T-Day Strategies for Umbrella Funds
By Dirk Oosthuizen, Executive Consultant, Simeka Consultants and Actuaries
Quarter 2: 2014
An aspect that may not have received much attention to date is, what responsibilities does T-Day place on a participating employer in an umbrella fund and the members of the joint forum or local board.
The key issues for consideration are:
- the management of PHI benefits and other fringe benefit payroll adjustments;
- the communication of annuitisation rules of provident funds at retirement;
- consolidation of hybrid funds;
- the adjustment of the contribution formulas to align with the tax deductibility formulas;
- amendment of the rules to allow members to make additional contributions;
- review the risk benefit (group death and disability) formulas accordingly;
- adopt a pension projection ratio (PPR) approach to guide and support members;
- using the opportunity to adjust the benefit structure and implement default contribution rates, preservation, investment and annuitisation strategies; and
- the communication of the tax and other changes to members.
Most umbrella sponsors will take the initiative to recommend to the trustees to consolidate hybrid funds with effect from T-Day.
Hybrid funds were designed to capitalise on the higher contribution deduction advantages of pension funds and the lump sum retirement benefit advantages of provident funds.
The members, therefore, made contributions to a pension fund and the employer made contributions to a provident fund. With the integration of provident funds into the pension fund annuitisation rules, these advantages will fall away and it thus makes sense to consolidate these funds.

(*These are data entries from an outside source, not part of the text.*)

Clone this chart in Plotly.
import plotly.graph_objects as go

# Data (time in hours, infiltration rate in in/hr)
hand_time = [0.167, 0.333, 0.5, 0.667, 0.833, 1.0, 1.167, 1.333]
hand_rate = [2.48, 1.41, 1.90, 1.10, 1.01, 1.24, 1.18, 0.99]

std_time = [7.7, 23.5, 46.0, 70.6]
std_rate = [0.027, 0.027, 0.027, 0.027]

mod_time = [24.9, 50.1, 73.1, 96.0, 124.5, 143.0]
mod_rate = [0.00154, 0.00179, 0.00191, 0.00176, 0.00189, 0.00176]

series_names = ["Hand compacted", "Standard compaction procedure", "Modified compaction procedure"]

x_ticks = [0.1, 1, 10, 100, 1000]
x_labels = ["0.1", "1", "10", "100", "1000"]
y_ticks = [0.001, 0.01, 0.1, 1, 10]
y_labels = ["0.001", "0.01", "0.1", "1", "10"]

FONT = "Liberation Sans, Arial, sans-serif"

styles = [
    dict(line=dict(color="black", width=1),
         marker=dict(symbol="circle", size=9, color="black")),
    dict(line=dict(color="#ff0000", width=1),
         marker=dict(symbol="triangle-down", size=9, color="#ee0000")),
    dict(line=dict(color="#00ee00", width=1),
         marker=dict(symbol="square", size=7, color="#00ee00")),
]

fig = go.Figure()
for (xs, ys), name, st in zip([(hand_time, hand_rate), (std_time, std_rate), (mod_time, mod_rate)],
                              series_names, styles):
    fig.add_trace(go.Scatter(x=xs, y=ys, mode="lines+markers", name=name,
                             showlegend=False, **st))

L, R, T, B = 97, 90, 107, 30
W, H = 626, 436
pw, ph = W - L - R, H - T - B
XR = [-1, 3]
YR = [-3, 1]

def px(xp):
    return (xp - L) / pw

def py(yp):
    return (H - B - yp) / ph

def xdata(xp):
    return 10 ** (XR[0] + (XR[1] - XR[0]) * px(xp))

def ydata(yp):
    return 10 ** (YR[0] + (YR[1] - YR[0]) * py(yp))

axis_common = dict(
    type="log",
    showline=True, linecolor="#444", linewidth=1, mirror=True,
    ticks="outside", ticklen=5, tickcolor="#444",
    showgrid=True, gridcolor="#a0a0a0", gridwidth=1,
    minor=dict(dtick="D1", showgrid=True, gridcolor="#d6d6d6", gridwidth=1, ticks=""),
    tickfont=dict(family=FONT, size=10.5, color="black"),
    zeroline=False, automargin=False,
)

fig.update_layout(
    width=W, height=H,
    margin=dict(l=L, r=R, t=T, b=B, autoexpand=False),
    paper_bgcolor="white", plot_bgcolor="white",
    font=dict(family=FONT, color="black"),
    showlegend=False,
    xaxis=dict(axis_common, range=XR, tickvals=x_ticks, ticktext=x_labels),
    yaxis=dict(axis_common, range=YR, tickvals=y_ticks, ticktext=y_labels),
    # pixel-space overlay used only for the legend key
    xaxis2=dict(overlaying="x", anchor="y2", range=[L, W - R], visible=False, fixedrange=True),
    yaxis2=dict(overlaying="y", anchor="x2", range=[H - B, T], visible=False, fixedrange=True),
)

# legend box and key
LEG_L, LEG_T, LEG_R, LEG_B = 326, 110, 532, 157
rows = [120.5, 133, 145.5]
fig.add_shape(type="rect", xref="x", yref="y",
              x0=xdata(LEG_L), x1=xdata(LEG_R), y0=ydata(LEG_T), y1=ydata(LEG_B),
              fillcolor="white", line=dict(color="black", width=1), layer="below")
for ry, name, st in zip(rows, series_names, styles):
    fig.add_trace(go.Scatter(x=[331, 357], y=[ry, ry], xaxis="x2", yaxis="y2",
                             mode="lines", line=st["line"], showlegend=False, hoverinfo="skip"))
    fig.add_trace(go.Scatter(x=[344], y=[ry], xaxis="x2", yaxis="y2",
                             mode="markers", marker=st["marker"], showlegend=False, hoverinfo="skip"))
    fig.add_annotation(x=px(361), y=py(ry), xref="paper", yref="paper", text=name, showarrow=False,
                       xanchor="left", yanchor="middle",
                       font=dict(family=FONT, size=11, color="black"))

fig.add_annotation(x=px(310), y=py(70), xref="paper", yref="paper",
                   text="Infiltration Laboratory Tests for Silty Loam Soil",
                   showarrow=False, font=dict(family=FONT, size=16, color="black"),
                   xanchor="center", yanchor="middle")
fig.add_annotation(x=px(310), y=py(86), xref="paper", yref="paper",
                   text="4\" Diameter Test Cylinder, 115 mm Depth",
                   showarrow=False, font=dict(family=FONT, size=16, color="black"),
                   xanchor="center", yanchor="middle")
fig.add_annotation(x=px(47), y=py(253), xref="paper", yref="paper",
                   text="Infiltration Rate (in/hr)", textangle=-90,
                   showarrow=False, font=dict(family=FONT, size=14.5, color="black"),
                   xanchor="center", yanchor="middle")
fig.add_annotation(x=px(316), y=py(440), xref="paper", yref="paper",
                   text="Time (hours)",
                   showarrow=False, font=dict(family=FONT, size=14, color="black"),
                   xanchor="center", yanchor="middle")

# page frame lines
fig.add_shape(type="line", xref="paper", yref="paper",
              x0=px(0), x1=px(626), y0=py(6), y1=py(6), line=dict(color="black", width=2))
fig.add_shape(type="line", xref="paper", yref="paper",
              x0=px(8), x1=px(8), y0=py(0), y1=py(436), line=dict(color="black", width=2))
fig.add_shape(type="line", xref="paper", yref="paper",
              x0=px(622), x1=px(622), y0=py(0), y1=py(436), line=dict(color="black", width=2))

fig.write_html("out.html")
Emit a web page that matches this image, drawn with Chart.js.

Employers are encouraged to find ways of aligning their contribution formulas with the new tax deduction formulas. Exposing members to too many different formulas will make member communication and understanding more difficult to achieve. This can be done by adjusting the pensionable salary (PEAR) to be equal to remuneration or total guaranteed package (TGP); or by ensuring that the projected pension calculators put them in perspective. If PEAR is adjusted the contribution rates in the special rules may have to be amended.

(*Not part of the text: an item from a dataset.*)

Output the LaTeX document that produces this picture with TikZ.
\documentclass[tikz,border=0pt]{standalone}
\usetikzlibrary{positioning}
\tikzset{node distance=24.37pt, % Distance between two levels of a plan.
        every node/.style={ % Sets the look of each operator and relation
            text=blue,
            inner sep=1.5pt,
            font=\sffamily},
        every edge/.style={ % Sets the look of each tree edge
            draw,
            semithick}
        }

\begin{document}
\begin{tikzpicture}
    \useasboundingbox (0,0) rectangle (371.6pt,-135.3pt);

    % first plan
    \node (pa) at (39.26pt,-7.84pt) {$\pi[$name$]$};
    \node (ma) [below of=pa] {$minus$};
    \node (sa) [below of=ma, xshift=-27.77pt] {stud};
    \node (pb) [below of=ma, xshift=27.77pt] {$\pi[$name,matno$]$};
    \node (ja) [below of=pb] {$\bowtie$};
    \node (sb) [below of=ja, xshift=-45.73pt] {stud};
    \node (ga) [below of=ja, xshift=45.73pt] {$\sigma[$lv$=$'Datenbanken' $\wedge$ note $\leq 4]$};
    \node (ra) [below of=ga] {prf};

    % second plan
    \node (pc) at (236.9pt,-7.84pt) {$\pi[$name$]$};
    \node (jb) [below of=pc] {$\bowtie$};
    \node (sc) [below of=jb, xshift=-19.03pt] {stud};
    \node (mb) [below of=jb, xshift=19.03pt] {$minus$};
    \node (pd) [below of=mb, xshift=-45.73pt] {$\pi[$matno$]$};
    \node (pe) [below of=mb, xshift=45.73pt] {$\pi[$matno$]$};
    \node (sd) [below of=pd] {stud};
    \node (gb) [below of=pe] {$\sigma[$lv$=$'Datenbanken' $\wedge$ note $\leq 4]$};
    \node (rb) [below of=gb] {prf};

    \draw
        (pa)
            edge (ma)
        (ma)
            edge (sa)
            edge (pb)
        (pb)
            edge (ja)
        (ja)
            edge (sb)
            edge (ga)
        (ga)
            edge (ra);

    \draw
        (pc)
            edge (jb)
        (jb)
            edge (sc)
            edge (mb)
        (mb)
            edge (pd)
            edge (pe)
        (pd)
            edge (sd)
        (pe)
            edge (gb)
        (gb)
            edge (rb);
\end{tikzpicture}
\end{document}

One would like to think that umbrella funds will amend its general rules to allow members to make additional contributions and take advantage of the very generous tax deductions (if the rules do not already allow for this). If not, a participating employer will have to ask for an appropriate amendment to its special rules and investment regulations.
The employer should take this opportunity to review and request the trustees to adjust the group risk benefit formulas as well. Members often do not realise that their benefits are based on PEAR and not on TGP and are then shocked and disappointed when their benefits are lower than they anticipated. Risk PEAR is best structured as 100% of TGP.
To help ensure good retirement outcomes members are offered tools to assess the pensions they will be able to afford in retirement. A net replacement ratio (NRR) calculator typically calculates the pension expressed as a percentage of PEAR. We, however, prefer a pension projection ratio (PPR) calculation. It calculates the projected pension as a percentage of TGP net of contributions. This is much more accurate and useful for members as it is based on the amount that members actually have available to spend.
Premiums paid towards income disability insurance (PHI) will no longer be tax deductible from T-Day onwards. Members will have to be prepared for the cash flow implications.
Default benefits is a relatively new concept. Most sponsors offer default investment portfolios, but not that many offer a default contribution rate, a default preservation offering or a default annuitisation strategy. In the last two years defaults became increasingly important for National Treasury and currently it constitutes one of their top priorities. We expect a discussion paper on default benefits to be published in May this year. Current indications are that funds will be compelled to offer default benefits in future. Appropriate defaults can be of great value to the members and trustees, and service providers should be encouraged to take action as soon as possible.
The sponsor should do a standard communication to members on the tax changes associated with T-Day. Any amendments to the contribution formulas and benefit structures of the employer will typically have to be communicated to the members by the participating employer.